Dataset content
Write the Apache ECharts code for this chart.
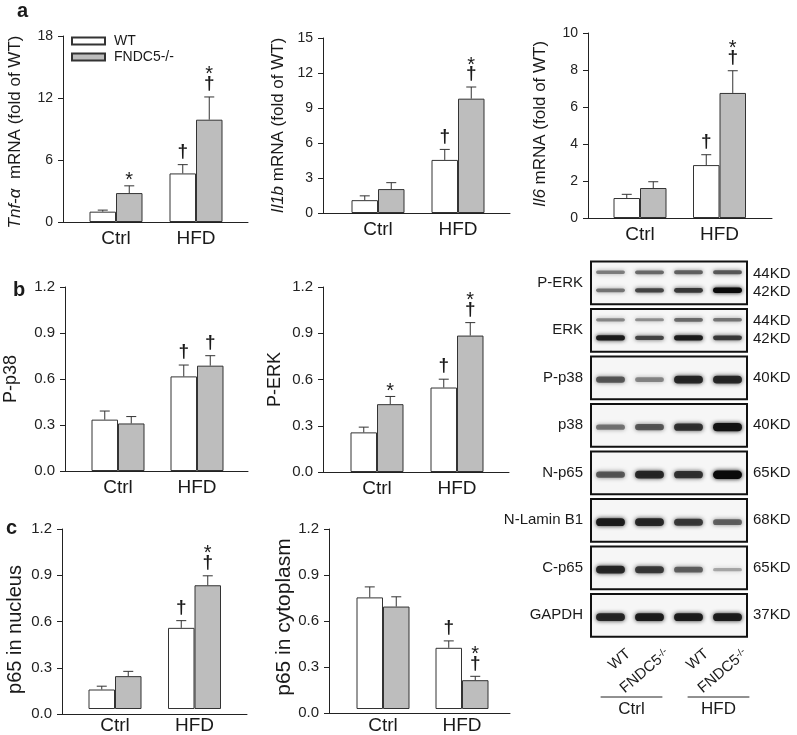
<!DOCTYPE html>
<html><head><meta charset="utf-8">
<script src="https://cdn.jsdelivr.net/npm/echarts@6/dist/echarts.min.js"></script>
<style>html,body{margin:0;padding:0;background:#fff}#c{width:797px;height:735px}</style>
</head><body><div id="c"></div>
<script>
// ---------- data ----------
const groups = ['Ctrl', 'HFD'];
const seriesNames = ['WT', 'FNDC5-/-'];

// a: mRNA (fold of WT)
const tnfWT = [1.0, 4.7],   tnfWTErr = [0.15, 0.85], tnfKO = [2.8, 9.9],  tnfKOErr = [0.7, 2.2];
const tnfWTSig = ['', '†'], tnfKOSig = ['*', '*†'];
const il1bWT = [1.1, 4.55], il1bWTErr = [0.37, 0.9], il1bKO = [2.05, 9.8], il1bKOErr = [0.55, 1.0];
const il1bWTSig = ['', '†'], il1bKOSig = ['', '*†'];
const il6WT = [1.08, 2.86], il6WTErr = [0.2, 0.56],  il6KO = [1.62, 6.76], il6KOErr = [0.34, 1.2];
const il6WTSig = ['', '†'], il6KOSig = ['', '*†'];
// b: phosphorylation
const pp38WT = [0.335, 0.617], pp38WTErr = [0.056, 0.074], pp38KO = [0.31, 0.687], pp38KOErr = [0.045, 0.065];
const pp38WTSig = ['', '†'], pp38KOSig = ['', '†'];
const perkWT = [0.257, 0.548], perkWTErr = [0.034, 0.054], perkKO = [0.44, 0.885], perkKOErr = [0.05, 0.084];
const perkWTSig = ['', '†'], perkKOSig = ['*', '*†'];
// c: p65 localisation
const nucWT = [0.13, 0.541], nucWTErr = [0.022, 0.048], nucKO = [0.219, 0.825], nucKOErr = [0.032, 0.063];
const nucWTSig = ['', '†'], nucKOSig = ['', '*†'];
const cytWT = [0.744, 0.408], cytWTErr = [0.07, 0.046], cytKO = [0.683, 0.192], cytKOErr = [0.065, 0.026];
const cytWTSig = ['', '†'], cytKOSig = ['', '*†'];

// western blot panel (band intensity 0..1 per lane)
const blotRows = ['P-ERK', 'ERK', 'P-p38', 'p38', 'N-p65', 'N-Lamin B1', 'C-p65', 'GAPDH'];
const blotKD = ['44KD\n42KD', '44KD\n42KD', '40KD', '40KD', '65KD', '68KD', '65KD', '37KD'];
const blotLanes = ['WT', 'FNDC5-/-', 'WT', 'FNDC5-/-'];
const blotMain = [
  [0.45, 0.7, 0.75, 1.0],
  [0.9, 0.7, 0.9, 0.75],
  [0.6, 0.35, 0.85, 0.85],
  [0.45, 0.6, 0.8, 0.95],
  [0.6, 0.85, 0.8, 1.0],
  [0.9, 0.85, 0.75, 0.55],
  [0.85, 0.75, 0.55, 0.15],
  [0.85, 0.9, 0.9, 0.9]
];
const blotUpper = [
  [0.4, 0.5, 0.55, 0.6],
  [0.35, 0.3, 0.5, 0.45],
  null, null, null, null, null, null
];

// ---------- layout / style ----------
const FONT = '"Liberation Sans", Arial, Helvetica, sans-serif';
const INK = '#1a1a1a';
const panels = [
  {title:'{i|Tnf-α}  mRNA (fold of WT)', wt:tnfWT, wtErr:tnfWTErr, ko:tnfKO, koErr:tnfKOErr, wtSig:tnfWTSig, koSig:tnfKOSig,
   max:18, step:6, dec:0, L:63, R:248, T:36, B:222, c0:116, c1:196, gap:39, nameSize:17, tickSize:14, shift:6},
  {title:'{i|Il1b} mRNA (fold of WT)', wt:il1bWT, wtErr:il1bWTErr, ko:il1bKO, koErr:il1bKOErr, wtSig:il1bWTSig, koSig:il1bKOSig,
   max:15, step:3, dec:0, L:323, R:510, T:38, B:213, c0:378, c1:458, gap:36, nameSize:17, tickSize:14, shift:0},
  {title:'{i|Il6} mRNA (fold of WT)', wt:il6WT, wtErr:il6WTErr, ko:il6KO, koErr:il6KOErr, wtSig:il6WTSig, koSig:il6KOSig,
   max:10, step:2, dec:0, L:588, R:772, T:33, B:218, c0:640, c1:719.5, gap:39, nameSize:17, tickSize:14, shift:-3},
  {title:'P-p38', wt:pp38WT, wtErr:pp38WTErr, ko:pp38KO, koErr:pp38KOErr, wtSig:pp38WTSig, koSig:pp38KOSig,
   max:1.2, step:0.3, dec:1, L:65, R:248, T:287, B:471, c0:118, c1:197, gap:45, nameSize:18, tickSize:15, shift:0},
  {title:'P-ERK', wt:perkWT, wtErr:perkWTErr, ko:perkKO, koErr:perkKOErr, wtSig:perkWTSig, koSig:perkKOSig,
   max:1.2, step:0.3, dec:1, L:323, R:509, T:287, B:472, c0:377, c1:457, gap:39, nameSize:18, tickSize:15, shift:0},
  {title:'p65 in nucleus', wt:nucWT, wtErr:nucWTErr, ko:nucKO, koErr:nucKOErr, wtSig:nucWTSig, koSig:nucKOSig,
   max:1.2, step:0.3, dec:1, L:62, R:247, T:529, B:714, c0:115, c1:194.5, gap:37, nameSize:20, tickSize:15, shift:16},
  {title:'p65 in cytoplasm', wt:cytWT, wtErr:cytWTErr, ko:cytKO, koErr:cytKOErr, wtSig:cytWTSig, koSig:cytKOSig,
   max:1.2, step:0.3, dec:1, L:329, R:510, T:529, B:713, c0:383, c1:462, gap:30, nameSize:21, tickSize:15, shift:-8}
];
const BW = 26.5;

function errSig(vals, errs, sigs, side) {
  return function (params, api) {
    const i = params.dataIndex;
    const v = vals[i], e = errs[i], s = sigs[i];
    const base = api.coord([i, v]);
    const top = api.coord([i, v + e]);
    const x = base[0] + side * BW / 2;
    const ch = [
      {type:'line', shape:{x1:x, y1:base[1], x2:x, y2:top[1]}, style:{stroke:'#333', lineWidth:1}},
      {type:'line', shape:{x1:x - 5, y1:top[1], x2:x + 5, y2:top[1]}, style:{stroke:'#333', lineWidth:1}}
    ];
    const hasD = s.indexOf('†') >= 0, hasS = s.indexOf('*') >= 0;
    if (hasD) ch.push({type:'text', style:{text:'†', x:x, y:top[1] - 13, align:'center', verticalAlign:'middle',
      fontSize:19, fontFamily:FONT, fontWeight:'bold', fill:INK}});
    if (hasS) ch.push({type:'text', style:{text:'*', x:x, y:top[1] - (hasD ? 26 : 9) + 4, align:'center', verticalAlign:'middle',
      fontSize:20, fontFamily:FONT, fill:INK}});
    return {type:'group', children:ch};
  };
}

const grid = [], xAxis = [], yAxis = [], series = [];
panels.forEach((p, k) => {
  const fi = 2 * k, bi = 2 * k + 1;
  const band = p.c1 - p.c0;
  grid.push({left:p.L, top:p.T, width:p.R - p.L, height:p.B - p.T});
  grid.push({left:p.c0 - band / 2, top:p.T, width:2 * band, height:p.B - p.T});
  xAxis.push({gridIndex:fi, type:'value', min:0, max:1, axisLine:{show:true, lineStyle:{color:'#222', width:1}},
    axisTick:{show:false}, axisLabel:{show:false}, splitLine:{show:false}});
  xAxis.push({gridIndex:bi, type:'category', data:groups, axisLine:{show:false}, axisTick:{show:false},
    axisLabel:{fontSize:19, color:INK, margin:7, fontFamily:FONT}});
  const pad = p.shift >= 0 ? [0, p.shift, 0, 0] : [0, 0, 0, -p.shift];
  yAxis.push({gridIndex:fi, type:'value', min:0, max:p.max, interval:p.step,
    name:p.title, nameLocation:'middle', nameGap:p.gap, nameRotate:90,
    nameTextStyle:{fontSize:p.nameSize, color:INK, fontFamily:FONT, padding:pad,
      rich:{i:{fontStyle:'italic', fontSize:p.nameSize, color:INK, fontFamily:FONT}}},
    axisLine:{show:true, lineStyle:{color:'#222', width:1}},
    axisTick:{show:true, length:5, lineStyle:{color:'#222'}},
    axisLabel:{fontSize:p.tickSize, color:'#222', margin:10, fontFamily:FONT, formatter:v => v.toFixed(p.dec)},
    splitLine:{show:false}});
  yAxis.push({gridIndex:bi, type:'value', min:0, max:p.max, show:false});
  series.push({type:'bar', name:seriesNames[0], xAxisIndex:bi, yAxisIndex:bi, data:p.wt, barWidth:BW, barGap:'0%',
    itemStyle:{color:'#ffffff', borderColor:'#333', borderWidth:1}, silent:true});
  series.push({type:'bar', name:seriesNames[1], xAxisIndex:bi, yAxisIndex:bi, data:p.ko, barWidth:BW, barGap:'0%',
    itemStyle:{color:'#bdbdbd', borderColor:'#333', borderWidth:1}, silent:true});
  series.push({type:'custom', xAxisIndex:bi, yAxisIndex:bi, data:p.wt.map((v, i) => [i, v]),
    renderItem:errSig(p.wt, p.wtErr, p.wtSig, -1), silent:true, z:5});
  series.push({type:'custom', xAxisIndex:bi, yAxisIndex:bi, data:p.ko.map((v, i) => [i, v]),
    renderItem:errSig(p.ko, p.koErr, p.koSig, 1), silent:true, z:5});
});

// ---------- blot panel ----------
const gB = grid.length;
grid.push({left:591, top:259, width:156, height:380});
const xB = xAxis.length;
xAxis.push({gridIndex:gB, type:'category', data:blotLanes, show:false});
const yB = yAxis.length;
yAxis.push({gridIndex:gB, type:'category', data:blotRows, inverse:true, axisLine:{show:false}, axisTick:{show:false},
  axisLabel:{fontSize:15, color:INK, margin:8, fontFamily:FONT}});
yAxis.push({gridIndex:gB, type:'category', data:blotKD, inverse:true, position:'right', axisLine:{show:false}, axisTick:{show:false},
  axisLabel:{fontSize:15, color:INK, margin:6, fontFamily:FONT, lineHeight:18}});
series.push({type:'custom', xAxisIndex:xB, yAxisIndex:yB, data:blotRows.map((r, i) => [0, i]), silent:true, z:1,
  renderItem:function (params, api) {
    const cs = params.coordSys;
    const yc = api.coord([0, api.value(1)])[1];
    const h = api.size([0, 1])[1] * 0.9;
    return {type:'rect', shape:{x:cs.x, y:yc - h / 2, width:cs.width, height:h},
      style:{fill:'#f6f6f6', stroke:'#111', lineWidth:2}};
  }});
const bandData = [];
blotMain.forEach((row, r) => row.forEach((v, l) => bandData.push([l, r, v, 0])));
blotUpper.forEach((row, r) => { if (row) row.forEach((v, l) => bandData.push([l, r, v, 1])); });
series.push({type:'custom', xAxisIndex:xB, yAxisIndex:yB, data:bandData, silent:true, z:2,
  renderItem:function (params, api) {
    const l = api.value(0), r = api.value(1), v = api.value(2), up = api.value(3);
    const c = api.coord([l, r]);
    const rowH = api.size([0, 1])[1];
    const laneW = api.size([1, 0])[0];
    const dbl = blotUpper[r] != null;
    let yc = c[1] + rowH * 0.04;
    if (dbl) yc = c[1] + (up ? -0.22 : 0.16) * rowH;
    const h = (dbl ? 2 : 2.5) + (dbl ? 3.5 : 6) * v;
    const w = laneW * 0.74;
    const g = Math.round(150 - 140 * v);
    const col = 'rgba(' + g + ',' + g + ',' + g + ',' + (0.55 + 0.45 * v).toFixed(2) + ')';
    return {type:'rect', shape:{x:c[0] - w / 2, y:yc - h / 2, width:w, height:h, r:h / 2},
      style:{fill:col, shadowBlur:4, shadowColor:col}};
  }});

// lane labels
const gL = grid.length;
grid.push({left:609, top:640, width:156, height:6});
xAxis.push({gridIndex:gL, type:'category', data:blotLanes, axisLine:{show:false}, axisTick:{show:false},
  axisLabel:{rotate:40, margin:6, fontFamily:FONT, color:INK,
    formatter:v => v === 'FNDC5-/-' ? '{m|FNDC5}{s|-/-}' : '{m|' + v + '}',
    rich:{m:{fontSize:15, fontFamily:FONT, color:INK}, s:{fontSize:10, fontFamily:FONT, color:INK, verticalAlign:'top', lineHeight:10}}}});
yAxis.push({gridIndex:gL, type:'value', min:0, max:1, show:false});

// group labels
const gG = grid.length;
grid.push({left:588, top:697, width:174, height:1});
const xG = xAxis.length;
xAxis.push({gridIndex:gG, type:'category', data:groups, axisLine:{show:false}, axisTick:{show:false},
  axisLabel:{fontSize:17, color:INK, margin:3, fontFamily:FONT}});
const yG = yAxis.length;
yAxis.push({gridIndex:gG, type:'value', min:0, max:1, show:false});
series.push({type:'custom', xAxisIndex:xG, yAxisIndex:yG, data:groups.map((g, i) => [i, 1]), silent:true,
  renderItem:function (params, api) {
    const c = api.coord([api.value(0), 1]);
    const w = api.size([1, 0])[0] * 0.71;
    return {type:'line', shape:{x1:c[0] - w / 2, y1:c[1], x2:c[0] + w / 2, y2:c[1]}, style:{stroke:'#222', lineWidth:1}};
  }});

const option = {
  animation:false,
  backgroundColor:'#ffffff',
  textStyle:{fontFamily:FONT},
  grid:grid, xAxis:xAxis, yAxis:yAxis, series:series,
  legend:{data:seriesNames, orient:'vertical', left:71, top:34, padding:0, itemWidth:33, itemHeight:7, itemGap:2, icon:'rect',
    selectedMode:false, textStyle:{fontSize:14, color:INK, fontFamily:FONT, padding:[0, 0, 0, 4]}},
  graphic:[
    {type:'text', left:17, top:1, style:{text:'a', font:'bold 20px ' + FONT, fill:INK}},
    {type:'text', left:13, top:280, style:{text:'b', font:'bold 20px ' + FONT, fill:INK}},
    {type:'text', left:6, top:518, style:{text:'c', font:'bold 20px ' + FONT, fill:INK}}
  ]
};
const chart = echarts.init(document.getElementById('c'), null, {renderer:'canvas'});
chart.setOption(option);
</script></body></html>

The problem
Omitting all pictures, restate exactly the lines of the material from its start through the line that contains "const seriesNames = ['WT', 'FNDC5-/-'];".

Task solution
Write the Apache ECharts code for this chart.
<!DOCTYPE html>
<html><head><meta charset="utf-8">
<script src="https://cdn.jsdelivr.net/npm/echarts@6/dist/echarts.min.js"></script>
<style>html,body{margin:0;padding:0;background:#fff}#c{width:797px;height:735px}</style>
</head><body><div id="c"></div>
<script>
// ---------- data ----------
const groups = ['Ctrl', 'HFD'];
const seriesNames = ['WT', 'FNDC5-/-'];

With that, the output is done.